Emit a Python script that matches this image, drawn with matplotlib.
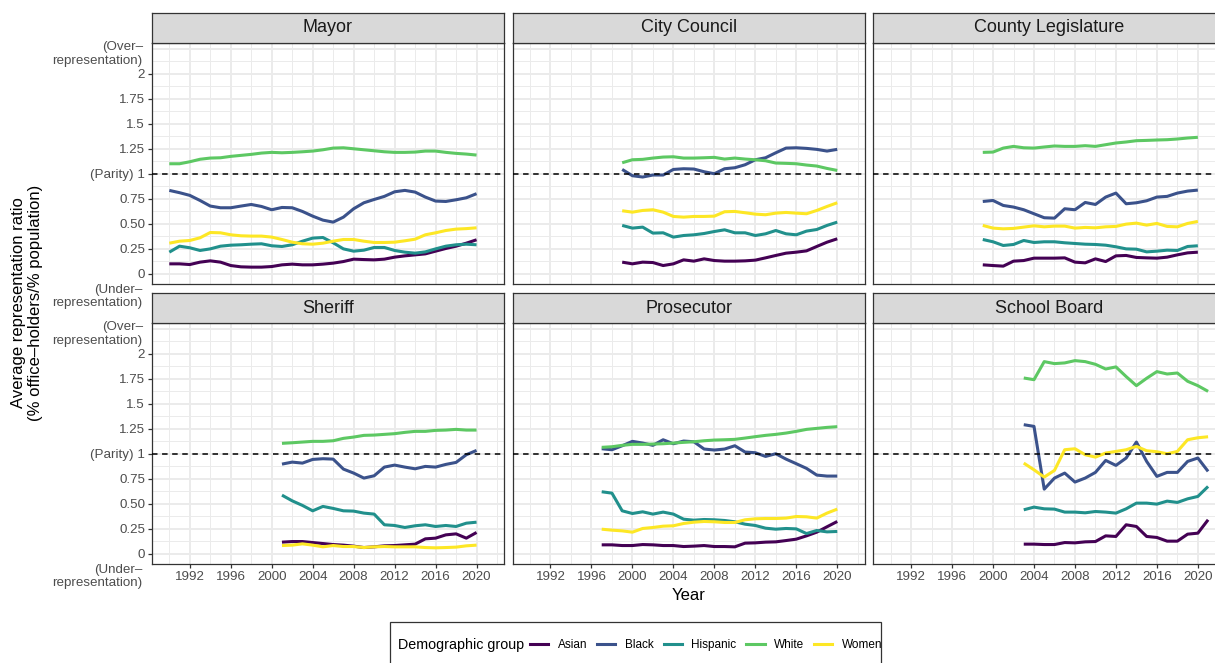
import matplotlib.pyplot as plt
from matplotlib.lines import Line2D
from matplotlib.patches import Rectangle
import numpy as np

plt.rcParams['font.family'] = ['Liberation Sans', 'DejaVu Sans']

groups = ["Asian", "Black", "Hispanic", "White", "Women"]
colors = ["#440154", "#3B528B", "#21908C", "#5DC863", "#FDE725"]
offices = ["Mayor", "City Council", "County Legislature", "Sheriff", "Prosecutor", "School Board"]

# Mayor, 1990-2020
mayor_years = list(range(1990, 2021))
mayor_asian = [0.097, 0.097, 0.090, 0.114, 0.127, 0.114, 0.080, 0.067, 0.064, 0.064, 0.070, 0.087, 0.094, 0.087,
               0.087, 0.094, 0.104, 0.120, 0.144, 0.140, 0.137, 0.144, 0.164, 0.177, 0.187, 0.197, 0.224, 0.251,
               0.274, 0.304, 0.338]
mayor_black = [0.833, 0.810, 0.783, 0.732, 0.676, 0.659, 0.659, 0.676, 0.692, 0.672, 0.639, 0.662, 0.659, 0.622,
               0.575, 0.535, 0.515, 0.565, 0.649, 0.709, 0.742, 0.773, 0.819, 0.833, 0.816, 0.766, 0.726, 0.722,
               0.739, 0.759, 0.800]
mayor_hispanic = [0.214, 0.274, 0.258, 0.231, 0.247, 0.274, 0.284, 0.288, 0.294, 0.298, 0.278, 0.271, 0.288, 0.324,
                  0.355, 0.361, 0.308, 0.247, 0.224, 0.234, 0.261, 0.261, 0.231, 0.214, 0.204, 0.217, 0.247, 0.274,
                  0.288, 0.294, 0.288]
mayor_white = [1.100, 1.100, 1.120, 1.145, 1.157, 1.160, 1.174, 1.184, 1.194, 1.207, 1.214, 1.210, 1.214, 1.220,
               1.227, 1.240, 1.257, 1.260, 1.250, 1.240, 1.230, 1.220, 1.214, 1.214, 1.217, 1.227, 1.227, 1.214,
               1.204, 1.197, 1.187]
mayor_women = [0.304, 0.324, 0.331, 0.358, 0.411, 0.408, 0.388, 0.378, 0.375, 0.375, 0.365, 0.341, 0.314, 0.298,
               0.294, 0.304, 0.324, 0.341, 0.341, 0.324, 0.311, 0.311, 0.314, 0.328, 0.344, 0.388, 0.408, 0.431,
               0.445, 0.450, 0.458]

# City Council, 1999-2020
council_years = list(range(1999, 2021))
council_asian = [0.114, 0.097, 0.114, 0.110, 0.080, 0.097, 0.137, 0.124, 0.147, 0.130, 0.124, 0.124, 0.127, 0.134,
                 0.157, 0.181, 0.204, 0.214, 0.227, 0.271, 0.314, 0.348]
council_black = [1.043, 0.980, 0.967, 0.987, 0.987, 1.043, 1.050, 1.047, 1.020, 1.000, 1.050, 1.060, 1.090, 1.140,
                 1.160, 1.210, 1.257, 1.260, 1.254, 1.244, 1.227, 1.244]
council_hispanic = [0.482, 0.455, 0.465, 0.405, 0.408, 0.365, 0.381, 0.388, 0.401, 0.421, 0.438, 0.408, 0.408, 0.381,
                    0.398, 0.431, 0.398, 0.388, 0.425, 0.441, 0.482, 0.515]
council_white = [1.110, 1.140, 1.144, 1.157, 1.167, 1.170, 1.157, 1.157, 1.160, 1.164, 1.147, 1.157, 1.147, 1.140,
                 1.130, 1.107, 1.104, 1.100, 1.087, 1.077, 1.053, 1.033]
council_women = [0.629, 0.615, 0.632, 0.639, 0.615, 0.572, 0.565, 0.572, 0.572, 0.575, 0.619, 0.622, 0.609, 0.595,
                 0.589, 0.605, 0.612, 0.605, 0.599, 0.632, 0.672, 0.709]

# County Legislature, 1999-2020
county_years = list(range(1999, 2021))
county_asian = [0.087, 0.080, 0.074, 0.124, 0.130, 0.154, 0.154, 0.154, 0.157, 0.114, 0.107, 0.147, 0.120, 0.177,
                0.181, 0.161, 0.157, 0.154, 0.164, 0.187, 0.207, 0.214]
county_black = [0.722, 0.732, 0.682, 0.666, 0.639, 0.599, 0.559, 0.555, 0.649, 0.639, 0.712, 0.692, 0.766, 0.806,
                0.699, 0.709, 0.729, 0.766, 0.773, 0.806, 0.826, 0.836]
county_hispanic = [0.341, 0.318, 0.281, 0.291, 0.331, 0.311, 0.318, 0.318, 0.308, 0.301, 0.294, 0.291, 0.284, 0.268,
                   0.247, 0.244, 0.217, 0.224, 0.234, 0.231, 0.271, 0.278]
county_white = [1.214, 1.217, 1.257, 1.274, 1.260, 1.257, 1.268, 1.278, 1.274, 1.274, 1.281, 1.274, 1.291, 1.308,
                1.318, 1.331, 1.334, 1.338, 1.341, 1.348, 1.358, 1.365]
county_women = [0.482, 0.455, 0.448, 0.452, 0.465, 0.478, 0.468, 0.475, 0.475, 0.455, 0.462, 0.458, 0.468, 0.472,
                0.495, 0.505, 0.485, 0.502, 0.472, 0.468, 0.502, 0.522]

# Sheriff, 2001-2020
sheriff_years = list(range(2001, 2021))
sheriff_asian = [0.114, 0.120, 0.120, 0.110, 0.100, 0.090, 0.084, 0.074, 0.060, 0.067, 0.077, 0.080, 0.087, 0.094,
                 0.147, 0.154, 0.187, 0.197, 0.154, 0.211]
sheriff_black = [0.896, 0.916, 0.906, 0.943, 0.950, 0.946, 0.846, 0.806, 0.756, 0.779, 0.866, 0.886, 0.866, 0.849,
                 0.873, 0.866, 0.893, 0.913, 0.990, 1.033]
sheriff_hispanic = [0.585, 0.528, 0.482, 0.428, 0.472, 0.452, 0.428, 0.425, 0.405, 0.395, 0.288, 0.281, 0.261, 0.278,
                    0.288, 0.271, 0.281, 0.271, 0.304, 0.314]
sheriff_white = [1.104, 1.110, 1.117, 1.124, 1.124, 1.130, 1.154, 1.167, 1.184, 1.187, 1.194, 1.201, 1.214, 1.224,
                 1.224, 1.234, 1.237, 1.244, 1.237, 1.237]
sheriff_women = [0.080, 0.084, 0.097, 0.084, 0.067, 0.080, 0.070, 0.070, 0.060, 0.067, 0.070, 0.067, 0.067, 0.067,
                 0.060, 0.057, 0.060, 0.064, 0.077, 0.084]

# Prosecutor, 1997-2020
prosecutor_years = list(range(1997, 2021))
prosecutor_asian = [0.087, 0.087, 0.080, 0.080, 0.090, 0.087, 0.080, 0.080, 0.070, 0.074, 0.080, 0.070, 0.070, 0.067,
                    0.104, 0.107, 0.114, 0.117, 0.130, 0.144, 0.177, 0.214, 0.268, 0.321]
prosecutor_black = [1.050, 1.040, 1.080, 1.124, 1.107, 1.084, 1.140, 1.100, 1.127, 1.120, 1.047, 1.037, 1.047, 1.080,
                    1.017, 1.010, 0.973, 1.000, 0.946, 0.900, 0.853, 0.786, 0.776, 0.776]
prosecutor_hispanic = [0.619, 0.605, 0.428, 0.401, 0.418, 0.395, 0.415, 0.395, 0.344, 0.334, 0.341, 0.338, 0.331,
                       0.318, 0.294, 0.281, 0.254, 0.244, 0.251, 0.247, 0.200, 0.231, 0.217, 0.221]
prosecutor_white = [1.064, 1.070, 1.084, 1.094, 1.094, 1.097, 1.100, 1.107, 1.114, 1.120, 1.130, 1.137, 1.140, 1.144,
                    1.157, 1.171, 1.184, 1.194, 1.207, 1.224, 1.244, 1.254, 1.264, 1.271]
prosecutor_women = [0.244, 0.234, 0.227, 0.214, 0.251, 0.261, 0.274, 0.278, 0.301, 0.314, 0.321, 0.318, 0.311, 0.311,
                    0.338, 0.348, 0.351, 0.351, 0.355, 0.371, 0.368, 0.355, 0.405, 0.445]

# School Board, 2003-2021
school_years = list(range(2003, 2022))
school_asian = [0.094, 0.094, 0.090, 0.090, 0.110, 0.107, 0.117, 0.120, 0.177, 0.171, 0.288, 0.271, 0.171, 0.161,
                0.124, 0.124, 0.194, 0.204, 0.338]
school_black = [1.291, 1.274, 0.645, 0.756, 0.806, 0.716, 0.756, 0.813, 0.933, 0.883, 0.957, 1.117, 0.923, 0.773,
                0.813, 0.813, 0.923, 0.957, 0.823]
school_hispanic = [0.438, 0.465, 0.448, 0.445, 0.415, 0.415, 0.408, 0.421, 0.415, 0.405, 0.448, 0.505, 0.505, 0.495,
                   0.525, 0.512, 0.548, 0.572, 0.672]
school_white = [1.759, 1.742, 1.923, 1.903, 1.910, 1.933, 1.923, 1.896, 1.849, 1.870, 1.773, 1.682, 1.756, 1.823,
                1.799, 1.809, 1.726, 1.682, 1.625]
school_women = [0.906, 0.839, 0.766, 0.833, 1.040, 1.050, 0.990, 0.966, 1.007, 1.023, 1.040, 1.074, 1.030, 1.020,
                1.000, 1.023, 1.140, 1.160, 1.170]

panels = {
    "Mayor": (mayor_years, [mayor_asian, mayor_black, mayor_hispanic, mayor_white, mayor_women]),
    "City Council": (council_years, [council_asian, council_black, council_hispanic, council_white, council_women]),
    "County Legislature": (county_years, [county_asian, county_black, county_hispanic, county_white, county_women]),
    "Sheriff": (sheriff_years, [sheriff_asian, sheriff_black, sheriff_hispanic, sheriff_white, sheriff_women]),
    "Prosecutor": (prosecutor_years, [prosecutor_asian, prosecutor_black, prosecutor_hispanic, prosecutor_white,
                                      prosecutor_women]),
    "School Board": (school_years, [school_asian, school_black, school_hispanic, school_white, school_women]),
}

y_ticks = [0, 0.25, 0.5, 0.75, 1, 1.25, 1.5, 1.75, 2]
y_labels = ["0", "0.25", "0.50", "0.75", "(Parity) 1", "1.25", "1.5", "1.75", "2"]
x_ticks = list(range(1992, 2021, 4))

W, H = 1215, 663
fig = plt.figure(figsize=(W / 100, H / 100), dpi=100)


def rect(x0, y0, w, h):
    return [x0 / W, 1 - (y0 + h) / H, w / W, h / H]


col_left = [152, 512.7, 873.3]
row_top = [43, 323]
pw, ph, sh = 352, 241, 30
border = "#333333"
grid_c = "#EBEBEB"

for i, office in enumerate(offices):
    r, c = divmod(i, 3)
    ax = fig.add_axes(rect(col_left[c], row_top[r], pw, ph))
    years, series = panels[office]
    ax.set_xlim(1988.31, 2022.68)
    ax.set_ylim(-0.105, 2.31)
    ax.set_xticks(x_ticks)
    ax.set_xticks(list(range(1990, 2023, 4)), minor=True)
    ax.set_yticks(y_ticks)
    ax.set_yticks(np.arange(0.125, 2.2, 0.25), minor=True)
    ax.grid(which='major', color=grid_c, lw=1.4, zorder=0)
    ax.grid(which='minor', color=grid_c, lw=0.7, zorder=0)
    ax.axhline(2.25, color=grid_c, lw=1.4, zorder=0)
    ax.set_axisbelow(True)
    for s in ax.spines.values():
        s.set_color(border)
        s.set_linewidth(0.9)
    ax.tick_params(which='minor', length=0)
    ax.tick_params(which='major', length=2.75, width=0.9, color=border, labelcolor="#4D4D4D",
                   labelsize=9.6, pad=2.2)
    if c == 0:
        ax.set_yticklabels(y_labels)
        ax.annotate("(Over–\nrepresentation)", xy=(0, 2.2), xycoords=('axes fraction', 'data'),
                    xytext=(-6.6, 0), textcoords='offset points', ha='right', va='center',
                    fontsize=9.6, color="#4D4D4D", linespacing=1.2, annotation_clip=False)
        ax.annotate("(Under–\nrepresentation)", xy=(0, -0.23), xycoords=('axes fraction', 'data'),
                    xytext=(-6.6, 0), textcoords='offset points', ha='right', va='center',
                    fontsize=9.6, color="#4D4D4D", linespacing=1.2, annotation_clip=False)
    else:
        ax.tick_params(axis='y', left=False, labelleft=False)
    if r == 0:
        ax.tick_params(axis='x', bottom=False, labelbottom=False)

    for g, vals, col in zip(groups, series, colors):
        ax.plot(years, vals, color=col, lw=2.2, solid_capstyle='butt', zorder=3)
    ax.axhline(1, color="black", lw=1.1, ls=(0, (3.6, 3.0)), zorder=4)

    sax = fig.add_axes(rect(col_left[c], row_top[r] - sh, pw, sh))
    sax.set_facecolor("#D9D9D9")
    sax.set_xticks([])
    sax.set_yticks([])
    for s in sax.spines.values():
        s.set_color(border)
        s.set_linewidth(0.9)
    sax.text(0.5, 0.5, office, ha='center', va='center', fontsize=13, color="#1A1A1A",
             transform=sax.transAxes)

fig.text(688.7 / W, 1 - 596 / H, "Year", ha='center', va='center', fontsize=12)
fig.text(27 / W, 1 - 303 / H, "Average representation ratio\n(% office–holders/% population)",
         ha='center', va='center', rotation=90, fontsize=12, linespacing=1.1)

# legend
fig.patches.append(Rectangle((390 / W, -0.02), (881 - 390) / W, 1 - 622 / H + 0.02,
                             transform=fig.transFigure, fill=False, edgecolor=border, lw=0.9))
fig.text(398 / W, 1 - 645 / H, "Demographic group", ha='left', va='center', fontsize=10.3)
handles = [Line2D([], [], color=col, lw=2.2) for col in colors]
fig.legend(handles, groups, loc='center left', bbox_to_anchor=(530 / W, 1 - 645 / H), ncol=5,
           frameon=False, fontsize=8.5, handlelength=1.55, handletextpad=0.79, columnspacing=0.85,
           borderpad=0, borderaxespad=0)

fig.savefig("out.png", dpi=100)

[WHAT NEEDS TO BE DONE]: Restate only the lines running from the start of the material above through the line containing "plt.rcParams['font.family'] = ['Liberation", ends included. No pictures.

[FULL ANSWER]:
Emit a Python script that matches this image, drawn with matplotlib.
import matplotlib.pyplot as plt
from matplotlib.lines import Line2D
from matplotlib.patches import Rectangle
import numpy as np

plt.rcParams['font.family'] = ['Liberation Sans', 'DejaVu Sans']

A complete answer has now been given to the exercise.